## Problem requirements:
Check each line of the listing below for the word "this" and say how many lines have it. Nothing else should be written.

## Provided data:
※
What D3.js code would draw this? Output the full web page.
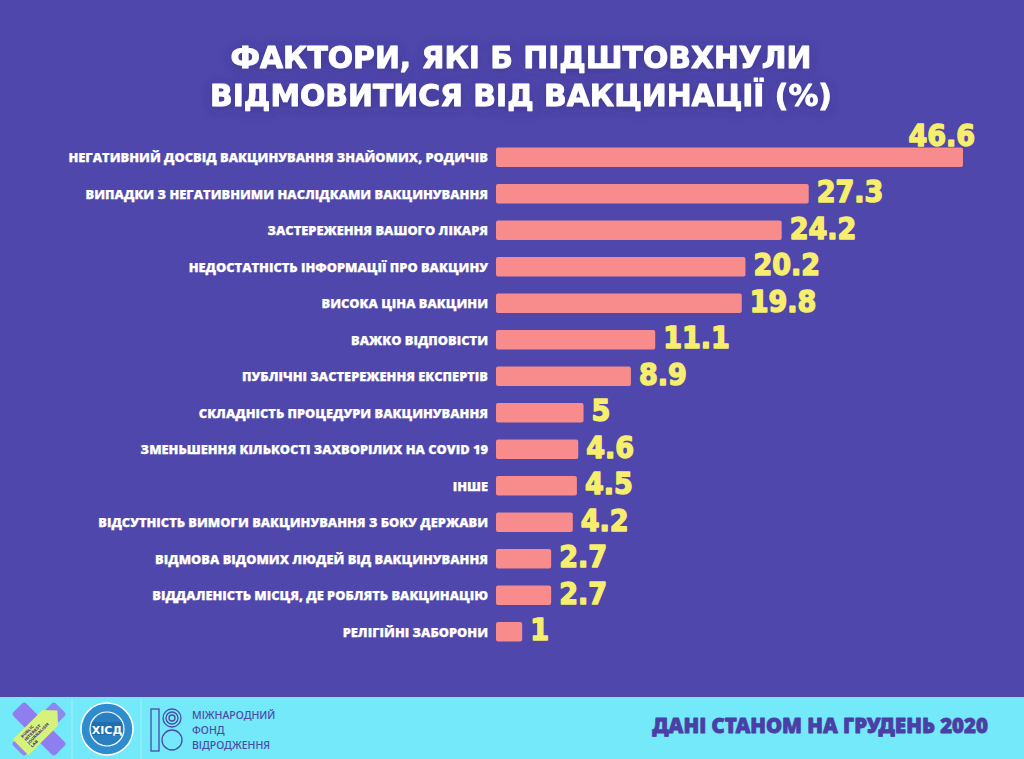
<!DOCTYPE html>
<html>
<head>
<meta charset="utf-8">
<script src="https://cdn.jsdelivr.net/npm/d3@7"></script>
<style>
html,body{margin:0;padding:0;background:#4f47ab;}
svg{display:block;}
</style>
</head>
<body>
<div id="chart"></div>
<script>
const titleLines = ["ФАКТОРИ, ЯКІ Б ПІДШТОВХНУЛИ", "ВІДМОВИТИСЯ ВІД ВАКЦИНАЦІЇ (%)"];
const categories = [
  "НЕГАТИВНИЙ ДОСВІД ВАКЦИНУВАННЯ ЗНАЙОМИХ, РОДИЧІВ",
  "ВИПАДКИ З НЕГАТИВНИМИ НАСЛІДКАМИ ВАКЦИНУВАННЯ",
  "ЗАСТЕРЕЖЕННЯ ВАШОГО ЛІКАРЯ",
  "НЕДОСТАТНІСТЬ ІНФОРМАЦІЇ ПРО ВАКЦИНУ",
  "ВИСОКА ЦІНА ВАКЦИНИ",
  "ВАЖКО ВІДПОВІСТИ",
  "ПУБЛІЧНІ ЗАСТЕРЕЖЕННЯ ЕКСПЕРТІВ",
  "СКЛАДНІСТЬ ПРОЦЕДУРИ ВАКЦИНУВАННЯ",
  "ЗМЕНЬШЕННЯ КІЛЬКОСТІ ЗАХВОРІЛИХ НА COVID 19",
  "ІНШЕ",
  "ВІДСУТНІСТЬ ВИМОГИ ВАКЦИНУВАННЯ З БОКУ ДЕРЖАВИ",
  "ВІДМОВА ВІДОМИХ ЛЮДЕЙ ВІД ВАКЦИНУВАННЯ",
  "ВІДДАЛЕНІСТЬ МІСЦЯ, ДЕ РОБЛЯТЬ ВАКЦИНАЦІЮ",
  "РЕЛІГІЙНІ ЗАБОРОНИ"
];
const values = [46.6, 27.3, 24.2, 20.2, 19.8, 11.1, 8.9, 5, 4.6, 4.5, 4.2, 2.7, 2.7, 1];
const footerNote = "ДАНІ СТАНОМ НА ГРУДЕНЬ 2020";
const fundLines = ["МІЖНАРОДНИЙ", "ФОНД", "ВІДРОДЖЕННЯ"];
const logoLabel = "ХІСД";
const labLines = ["PUBLIC", "INTEREST", "JOURNALISM", "LAB"];

const W = 1024, H = 759;
const C = {bg:"#4f47ab", bar:"#f88b8c", val:"#f6ee6c", footer:"#74e9f9", footText:"#4a3fa6", fund:"#4b4ba6"};

const svg = d3.select("#chart").append("svg").attr("width", W).attr("height", H);
svg.append("rect").attr("width", W).attr("height", H).attr("fill", C.bg);

const defs = svg.append("defs");
const f = defs.append("filter").attr("id","glow").attr("x","-10%").attr("y","-30%").attr("width","120%").attr("height","160%");
f.append("feDropShadow").attr("dx",0).attr("dy",2).attr("stdDeviation",6).attr("flood-color","#2e2680").attr("flood-opacity",0.55);

function fitWidth(sel, target) {
  const w = sel.node().getComputedTextLength();
  const fs = parseFloat(sel.attr("font-size"));
  return fs * target / w;
}

// Title
const titleG = svg.append("g").attr("filter","url(#glow)");
const tl = titleG.selectAll("text").data(titleLines).join("text")
  .attr("x", 521).attr("y", (d,i) => i ? 106 : 68)
  .attr("text-anchor","middle")
  .attr("font-family","'DejaVu Sans',sans-serif")
  .attr("font-weight",700)
  .attr("font-size",30)
  .attr("fill","#ffffff")
  .attr("stroke","#ffffff").attr("stroke-width",0.9).attr("stroke-linejoin","round")
  .text(d => d);
const tfs = fitWidth(d3.select(tl.nodes()[1]), 622);
tl.attr("font-size", tfs);

// Scales
const x0 = 496;
const x = d3.scalePow().exponent(0.75).domain([0, d3.max(values)]).range([0, 467]);
const y = d3.scaleBand().domain(categories).range([147.5, 641.5]).paddingInner(0.466).paddingOuter(0);

const rows = svg.append("g").selectAll("g").data(categories.map((c,i)=>({c, v:values[i]}))).join("g");

rows.append("rect")
  .attr("x", x0)
  .attr("y", d => y(d.c))
  .attr("width", d => x(d.v))
  .attr("height", y.bandwidth())
  .attr("rx", 2)
  .attr("fill", C.bar);

const labels = rows.append("text")
  .attr("x", 488)
  .attr("y", d => y(d.c) + y.bandwidth()/2 + 4.8)
  .attr("text-anchor","end")
  .attr("font-family","'Open Sans','DejaVu Sans',sans-serif")
  .attr("font-weight",800)
  .attr("font-size",13)
  .attr("fill","#ffffff")
  .attr("stroke","#ffffff").attr("stroke-width",0.25)
  .text(d => d.c);
const lfs = fitWidth(d3.select(labels.nodes()[0]), 420);
labels.attr("font-size", lfs);

const vals = rows.append("text")
  .attr("font-family","'DejaVu Sans Condensed','DejaVu Sans',sans-serif")
  .attr("font-stretch","condensed")
  .attr("font-weight",700)
  .attr("font-size",30)
  .attr("fill", C.val)
  .attr("stroke", C.val).attr("stroke-width",1.4).attr("stroke-linejoin","round")
  .text(d => d3.format("~g")(d.v));
vals.each(function(d){
  const t = d3.select(this);
  const end = x0 + x(d.v);
  const w = this.getComputedTextLength();
  if (end + 7 + w > W - 20) {
    t.attr("x", end + 12).attr("y", y(d.c) - 2).attr("text-anchor","end");
  } else {
    t.attr("x", end + 8).attr("y", y(d.c) + y.bandwidth()/2 + 8.5).attr("text-anchor","start");
  }
});

// Footer
const foot = svg.append("g");
foot.append("rect").attr("x",0).attr("y",697).attr("width",W).attr("height",H-697).attr("fill",C.footer);

const fn = foot.append("text")
  .attr("x", 988).attr("y", 733).attr("text-anchor","end")
  .attr("font-family","'Noto Sans','DejaVu Sans',sans-serif")
  .attr("font-weight",900).attr("font-size",18)
  .attr("fill", C.footText)
  .attr("stroke", C.footText).attr("stroke-width",0.8).attr("stroke-linejoin","round")
  .text(footerNote);
fn.attr("font-size", fitWidth(fn, 336));

// dividers
foot.selectAll("line.div").data([72, 141]).join("line")
  .attr("x1", d=>d).attr("x2", d=>d).attr("y1", 699).attr("y2", 759)
  .attr("stroke","#ffffff").attr("stroke-opacity",0.35);

// Logo 1: journalism lab
const l1 = foot.append("g").attr("transform","translate(39,729)");
l1.append("rect").attr("x",-30).attr("y",-9).attr("width",60).attr("height",18).attr("rx",3)
  .attr("fill","#8e7ef0").attr("transform","rotate(45)");
l1.append("rect").attr("x",-30).attr("y",-9).attr("width",60).attr("height",18).attr("rx",3)
  .attr("fill","#8e7ef0").attr("transform","rotate(-45)").attr("opacity",0.9);
l1.append("path").attr("d","M-26,-11 L16,-11 L26,0 L16,11 L-26,11 Z")
  .attr("fill","#d7f27c").attr("transform","rotate(-45)");
l1.append("g").attr("transform","rotate(-45)").selectAll("text").data(labLines).join("text")
  .attr("x",-18).attr("y",(d,i)=>-5 + i*4.5)
  .attr("font-family","'DejaVu Sans',sans-serif").attr("font-weight",700).attr("font-size",4)
  .attr("fill","#3b3b7a").text(d=>d);

// Logo 2: circle
const l2 = foot.append("g").attr("transform","translate(107,729)");
l2.append("circle").attr("r",26).attr("fill","#2f8ccf").attr("stroke","#ffffff").attr("stroke-width",1.5);
l2.append("circle").attr("r",17).attr("fill","#2a7fc0").attr("stroke","#ffffff").attr("stroke-width",1.2);
l2.append("rect").attr("x",-15).attr("y",-7).attr("width",30).attr("height",13).attr("fill","#1f6eae");
l2.append("text").attr("text-anchor","middle").attr("y",4.5)
  .attr("font-family","'DejaVu Sans',sans-serif").attr("font-weight",700).attr("font-size",11)
  .attr("fill","#ffffff").text(logoLabel);

// Logo 3: fund
const l3 = foot.append("g");
l3.append("rect").attr("x",151).attr("y",709).attr("width",8).attr("height",42)
  .attr("fill","none").attr("stroke",C.fund).attr("stroke-width",1.3);
[9,6,3].forEach(r => l3.append("circle").attr("cx",172).attr("cy",718).attr("r",r)
  .attr("fill","none").attr("stroke",C.fund).attr("stroke-width",1.3));
l3.append("circle").attr("cx",172).attr("cy",740).attr("r",10)
  .attr("fill","none").attr("stroke",C.fund).attr("stroke-width",1.3);
foot.selectAll("text.fund").data(fundLines).join("text").attr("class","fund")
  .attr("x",192).attr("y",(d,i)=>719 + i*15)
  .attr("font-family","'Noto Sans','DejaVu Sans',sans-serif").attr("font-weight",500).attr("font-size",10.5)
  .attr("fill",C.fund).text(d=>d);
</script>
</body>
</html>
※
## Result:
3